The need for better enforcement was also the overwhelming view of those who gave evidence to the Culture, Media and Sport Select Committee last week, and the Competition and Markets Authority’s enforcement investigation is ongoing. In addition, National Trading Standards and Trading Standards Scotland have been tasked with investigating potential enforcement cases against sellers on secondary ticketing websites that do not comply with the legislation.
I turn to Amendment 33ZLZC. While injunctions are already possible, the amendment would introduce a new element into consumer law by seeking to shift the responsibility for enforcement to the primary ticket seller. This could risk putting an undue onus on event organisers regardless of their capacity to act because public enforcement bodies could use it as grounds to prioritise other areas for enforcement action.
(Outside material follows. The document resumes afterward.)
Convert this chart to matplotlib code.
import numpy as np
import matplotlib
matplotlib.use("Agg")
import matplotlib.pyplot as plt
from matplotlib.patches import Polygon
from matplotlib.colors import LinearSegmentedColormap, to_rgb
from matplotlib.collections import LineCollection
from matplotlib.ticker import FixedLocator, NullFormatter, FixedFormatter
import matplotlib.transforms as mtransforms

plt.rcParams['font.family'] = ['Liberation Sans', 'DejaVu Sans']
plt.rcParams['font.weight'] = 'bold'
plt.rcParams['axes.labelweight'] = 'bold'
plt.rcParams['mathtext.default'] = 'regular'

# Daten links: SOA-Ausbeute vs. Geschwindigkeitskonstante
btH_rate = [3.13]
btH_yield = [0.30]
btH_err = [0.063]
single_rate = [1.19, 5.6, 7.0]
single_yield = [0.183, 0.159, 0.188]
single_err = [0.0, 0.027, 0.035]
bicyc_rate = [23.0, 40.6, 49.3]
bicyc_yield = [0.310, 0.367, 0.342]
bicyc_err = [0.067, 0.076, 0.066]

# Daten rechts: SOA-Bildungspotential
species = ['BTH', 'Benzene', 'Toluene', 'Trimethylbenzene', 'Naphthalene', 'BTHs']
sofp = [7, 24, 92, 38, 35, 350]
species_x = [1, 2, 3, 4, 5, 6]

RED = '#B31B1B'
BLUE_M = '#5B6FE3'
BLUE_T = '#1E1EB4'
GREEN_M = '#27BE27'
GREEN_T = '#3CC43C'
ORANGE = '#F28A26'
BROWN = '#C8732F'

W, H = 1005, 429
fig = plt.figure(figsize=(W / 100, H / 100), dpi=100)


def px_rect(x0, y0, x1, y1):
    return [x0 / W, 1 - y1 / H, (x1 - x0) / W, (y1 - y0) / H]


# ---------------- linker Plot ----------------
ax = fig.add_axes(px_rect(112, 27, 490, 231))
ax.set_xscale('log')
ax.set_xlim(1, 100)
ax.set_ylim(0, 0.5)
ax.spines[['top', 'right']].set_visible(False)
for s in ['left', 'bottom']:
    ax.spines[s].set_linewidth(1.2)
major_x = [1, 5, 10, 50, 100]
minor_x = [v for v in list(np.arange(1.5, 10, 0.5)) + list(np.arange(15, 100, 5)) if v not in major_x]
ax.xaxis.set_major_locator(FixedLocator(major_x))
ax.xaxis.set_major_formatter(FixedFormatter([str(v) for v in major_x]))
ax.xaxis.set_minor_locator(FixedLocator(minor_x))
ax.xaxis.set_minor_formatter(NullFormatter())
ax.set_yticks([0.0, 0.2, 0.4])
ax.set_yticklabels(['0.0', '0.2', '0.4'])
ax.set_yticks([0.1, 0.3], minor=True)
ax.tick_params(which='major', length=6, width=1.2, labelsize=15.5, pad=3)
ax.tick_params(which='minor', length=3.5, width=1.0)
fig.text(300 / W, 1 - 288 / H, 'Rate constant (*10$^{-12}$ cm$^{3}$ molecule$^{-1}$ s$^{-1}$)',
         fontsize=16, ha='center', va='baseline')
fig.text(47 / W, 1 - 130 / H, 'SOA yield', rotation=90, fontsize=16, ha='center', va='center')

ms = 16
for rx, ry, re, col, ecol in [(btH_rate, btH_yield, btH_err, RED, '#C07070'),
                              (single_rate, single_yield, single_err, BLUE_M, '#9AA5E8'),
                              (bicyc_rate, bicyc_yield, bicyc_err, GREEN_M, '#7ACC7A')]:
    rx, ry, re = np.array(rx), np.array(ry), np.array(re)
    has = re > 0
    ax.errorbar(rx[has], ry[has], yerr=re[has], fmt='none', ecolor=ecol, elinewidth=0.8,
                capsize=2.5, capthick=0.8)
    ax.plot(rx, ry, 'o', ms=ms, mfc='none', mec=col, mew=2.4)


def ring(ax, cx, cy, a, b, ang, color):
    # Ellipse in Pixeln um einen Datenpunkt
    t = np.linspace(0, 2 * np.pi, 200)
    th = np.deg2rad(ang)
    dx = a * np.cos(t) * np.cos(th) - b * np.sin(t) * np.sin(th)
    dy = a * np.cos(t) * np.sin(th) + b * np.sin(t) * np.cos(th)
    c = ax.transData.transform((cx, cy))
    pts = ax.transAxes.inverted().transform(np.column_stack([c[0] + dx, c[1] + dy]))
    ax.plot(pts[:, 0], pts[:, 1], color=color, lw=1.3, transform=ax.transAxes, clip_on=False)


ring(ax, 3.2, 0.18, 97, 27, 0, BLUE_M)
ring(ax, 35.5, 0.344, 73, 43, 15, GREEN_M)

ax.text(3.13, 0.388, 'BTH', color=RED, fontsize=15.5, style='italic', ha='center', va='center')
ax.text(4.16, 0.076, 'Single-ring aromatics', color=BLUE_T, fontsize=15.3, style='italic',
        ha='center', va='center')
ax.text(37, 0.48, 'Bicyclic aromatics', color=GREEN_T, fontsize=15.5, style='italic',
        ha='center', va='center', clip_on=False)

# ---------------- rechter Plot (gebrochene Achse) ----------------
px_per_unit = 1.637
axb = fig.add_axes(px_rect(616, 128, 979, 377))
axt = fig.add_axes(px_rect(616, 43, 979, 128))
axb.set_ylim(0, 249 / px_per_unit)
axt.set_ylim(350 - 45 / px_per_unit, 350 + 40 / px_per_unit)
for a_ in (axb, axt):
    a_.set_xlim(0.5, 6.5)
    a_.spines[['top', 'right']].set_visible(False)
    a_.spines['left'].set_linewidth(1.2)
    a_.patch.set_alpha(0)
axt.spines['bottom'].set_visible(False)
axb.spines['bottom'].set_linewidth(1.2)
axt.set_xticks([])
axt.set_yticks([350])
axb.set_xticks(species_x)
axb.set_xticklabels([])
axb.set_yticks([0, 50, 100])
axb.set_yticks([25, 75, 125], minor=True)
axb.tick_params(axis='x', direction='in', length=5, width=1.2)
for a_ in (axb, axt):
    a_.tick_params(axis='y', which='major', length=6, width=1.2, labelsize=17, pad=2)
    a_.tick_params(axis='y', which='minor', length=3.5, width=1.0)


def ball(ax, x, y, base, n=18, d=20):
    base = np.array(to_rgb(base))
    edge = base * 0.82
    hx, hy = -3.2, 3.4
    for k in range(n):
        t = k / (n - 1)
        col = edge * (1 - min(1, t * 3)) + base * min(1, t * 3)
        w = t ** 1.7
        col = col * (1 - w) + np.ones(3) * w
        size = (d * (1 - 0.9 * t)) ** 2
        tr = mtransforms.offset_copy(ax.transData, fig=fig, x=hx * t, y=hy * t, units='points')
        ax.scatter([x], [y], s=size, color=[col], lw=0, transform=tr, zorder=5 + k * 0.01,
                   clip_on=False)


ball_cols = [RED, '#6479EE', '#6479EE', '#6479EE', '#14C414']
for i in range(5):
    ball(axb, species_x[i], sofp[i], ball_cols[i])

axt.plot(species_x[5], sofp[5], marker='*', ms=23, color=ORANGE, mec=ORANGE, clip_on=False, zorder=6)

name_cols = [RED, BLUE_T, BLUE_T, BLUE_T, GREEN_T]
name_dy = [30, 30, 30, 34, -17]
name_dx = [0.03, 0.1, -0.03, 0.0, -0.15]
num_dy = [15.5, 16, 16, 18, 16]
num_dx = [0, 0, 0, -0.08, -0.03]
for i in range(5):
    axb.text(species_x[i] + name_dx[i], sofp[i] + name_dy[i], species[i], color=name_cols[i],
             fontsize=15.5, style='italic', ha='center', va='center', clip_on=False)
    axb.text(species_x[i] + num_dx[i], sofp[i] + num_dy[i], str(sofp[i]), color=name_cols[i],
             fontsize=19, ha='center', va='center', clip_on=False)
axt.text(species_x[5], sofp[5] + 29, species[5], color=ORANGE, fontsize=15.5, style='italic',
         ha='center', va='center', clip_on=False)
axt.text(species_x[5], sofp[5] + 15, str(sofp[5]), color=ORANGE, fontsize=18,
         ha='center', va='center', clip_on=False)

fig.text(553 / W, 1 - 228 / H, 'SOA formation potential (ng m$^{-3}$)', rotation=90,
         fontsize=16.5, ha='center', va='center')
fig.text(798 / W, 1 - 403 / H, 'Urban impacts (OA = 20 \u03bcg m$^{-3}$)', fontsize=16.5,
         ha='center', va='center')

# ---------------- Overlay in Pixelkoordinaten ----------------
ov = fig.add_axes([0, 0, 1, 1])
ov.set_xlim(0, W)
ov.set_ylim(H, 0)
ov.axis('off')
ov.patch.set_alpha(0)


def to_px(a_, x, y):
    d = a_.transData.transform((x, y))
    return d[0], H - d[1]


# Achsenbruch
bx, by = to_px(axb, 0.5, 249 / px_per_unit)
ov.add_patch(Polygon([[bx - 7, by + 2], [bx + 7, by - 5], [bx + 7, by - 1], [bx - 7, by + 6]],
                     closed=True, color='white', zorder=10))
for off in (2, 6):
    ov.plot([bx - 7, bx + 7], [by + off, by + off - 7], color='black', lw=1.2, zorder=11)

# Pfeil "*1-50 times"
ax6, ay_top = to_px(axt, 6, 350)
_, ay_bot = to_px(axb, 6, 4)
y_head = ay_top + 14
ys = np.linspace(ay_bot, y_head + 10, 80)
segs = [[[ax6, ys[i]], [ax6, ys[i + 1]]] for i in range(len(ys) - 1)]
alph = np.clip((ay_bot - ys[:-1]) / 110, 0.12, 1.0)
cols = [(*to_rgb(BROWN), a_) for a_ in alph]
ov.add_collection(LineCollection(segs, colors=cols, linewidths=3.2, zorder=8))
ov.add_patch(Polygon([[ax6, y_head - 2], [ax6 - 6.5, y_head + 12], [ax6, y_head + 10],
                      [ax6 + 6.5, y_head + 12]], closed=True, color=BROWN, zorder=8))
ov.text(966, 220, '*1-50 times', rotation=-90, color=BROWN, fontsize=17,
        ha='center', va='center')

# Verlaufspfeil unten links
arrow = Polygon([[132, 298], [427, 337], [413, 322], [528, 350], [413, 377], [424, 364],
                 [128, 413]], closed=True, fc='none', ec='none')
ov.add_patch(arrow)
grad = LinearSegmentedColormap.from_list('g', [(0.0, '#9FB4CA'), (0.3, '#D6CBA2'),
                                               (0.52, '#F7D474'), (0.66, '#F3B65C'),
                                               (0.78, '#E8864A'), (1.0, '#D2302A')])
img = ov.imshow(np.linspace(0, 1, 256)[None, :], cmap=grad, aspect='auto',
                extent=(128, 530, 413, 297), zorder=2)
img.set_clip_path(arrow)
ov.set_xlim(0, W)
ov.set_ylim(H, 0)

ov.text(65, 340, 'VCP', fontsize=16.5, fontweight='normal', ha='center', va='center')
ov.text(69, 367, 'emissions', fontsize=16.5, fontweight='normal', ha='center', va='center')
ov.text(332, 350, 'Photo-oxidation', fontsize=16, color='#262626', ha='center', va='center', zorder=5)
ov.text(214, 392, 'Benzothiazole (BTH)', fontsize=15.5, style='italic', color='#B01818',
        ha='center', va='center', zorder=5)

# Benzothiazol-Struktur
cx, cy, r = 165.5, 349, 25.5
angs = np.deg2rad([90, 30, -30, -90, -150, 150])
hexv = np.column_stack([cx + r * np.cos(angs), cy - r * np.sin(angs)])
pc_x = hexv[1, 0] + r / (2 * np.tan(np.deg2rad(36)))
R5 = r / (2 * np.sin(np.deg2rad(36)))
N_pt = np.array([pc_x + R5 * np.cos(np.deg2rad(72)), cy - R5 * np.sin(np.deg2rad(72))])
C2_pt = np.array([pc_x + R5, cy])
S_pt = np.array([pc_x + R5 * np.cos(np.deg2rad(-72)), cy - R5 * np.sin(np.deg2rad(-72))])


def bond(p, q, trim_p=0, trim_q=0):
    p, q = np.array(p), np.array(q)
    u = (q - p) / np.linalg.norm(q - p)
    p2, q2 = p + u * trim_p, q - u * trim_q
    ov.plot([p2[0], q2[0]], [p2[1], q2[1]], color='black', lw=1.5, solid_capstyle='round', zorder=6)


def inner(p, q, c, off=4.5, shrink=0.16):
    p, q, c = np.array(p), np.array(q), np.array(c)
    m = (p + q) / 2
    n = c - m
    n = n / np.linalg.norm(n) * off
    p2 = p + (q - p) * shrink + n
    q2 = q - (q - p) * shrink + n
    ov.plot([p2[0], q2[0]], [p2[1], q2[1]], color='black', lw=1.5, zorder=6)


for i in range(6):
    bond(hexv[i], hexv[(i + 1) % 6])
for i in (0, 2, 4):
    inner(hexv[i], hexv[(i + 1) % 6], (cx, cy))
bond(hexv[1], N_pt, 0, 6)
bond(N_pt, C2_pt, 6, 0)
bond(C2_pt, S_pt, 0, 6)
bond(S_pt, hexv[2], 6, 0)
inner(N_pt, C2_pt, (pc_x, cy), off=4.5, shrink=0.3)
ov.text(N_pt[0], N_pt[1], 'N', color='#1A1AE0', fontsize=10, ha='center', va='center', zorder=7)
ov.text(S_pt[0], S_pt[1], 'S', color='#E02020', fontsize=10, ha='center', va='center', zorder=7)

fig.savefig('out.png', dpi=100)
The amendment also requires us to trust primary sellers to self-regulate and self-enforce, yet to date the sector has often been too unwilling or unable to take action. There have been notable exceptions, but the strides that we are making, as I set out at the start of the debate, have been achieved by bringing together the parties, including law enforcement agencies, and we need to build on that.
Although Amendment 33ZLZB is similar to the one the Government have tabled on the use of bots, it goes further by attempting to ban the resale of tickets purchased by bots. I acknowledge my noble friend’s kind remarks along with those of the noble Lord, Lord Stevenson, so to save time I will not comment in detail as I understand that my noble friend is content with the government amendment.
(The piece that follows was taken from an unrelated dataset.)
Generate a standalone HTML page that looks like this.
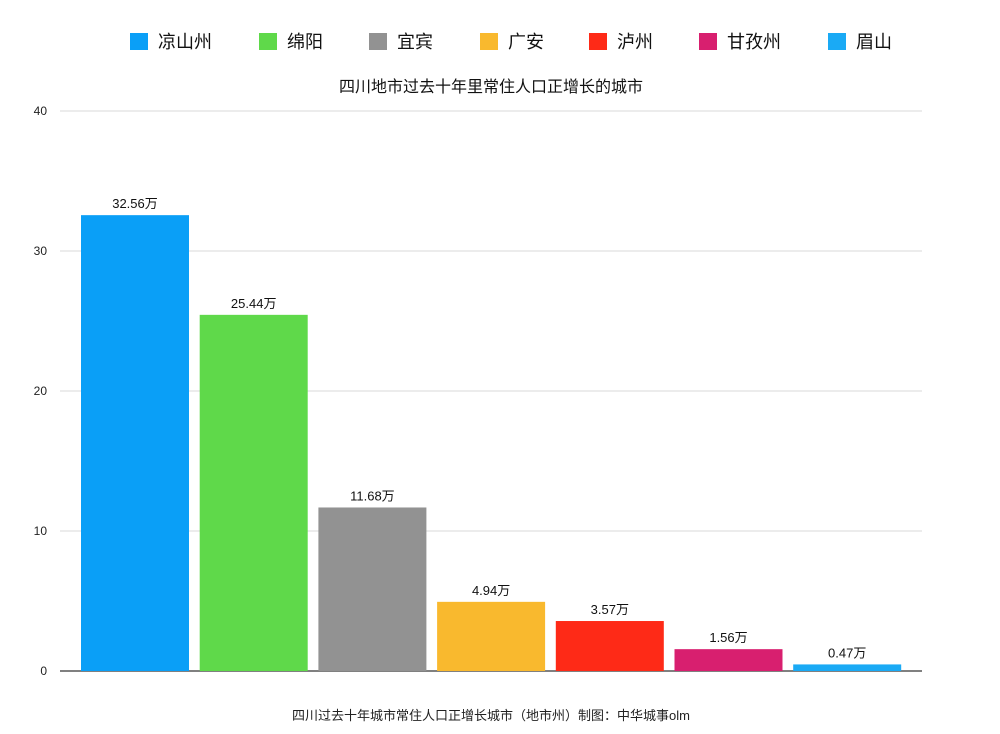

In conclusion, the Government recognise that it is hugely frustrating for fans who miss out on tickets sold on the primary market only to see them appear on the secondary ticketing market at increased prices. The Government are acting—working with industry and law enforcement agencies. We need to let these developments grow and allow time to harvest the results of the legislation that we agreed in this House only two years ago. I would respectfully ask my noble friend to withdraw his amendments and noble Lords to support government Amendment 33ZL in their place.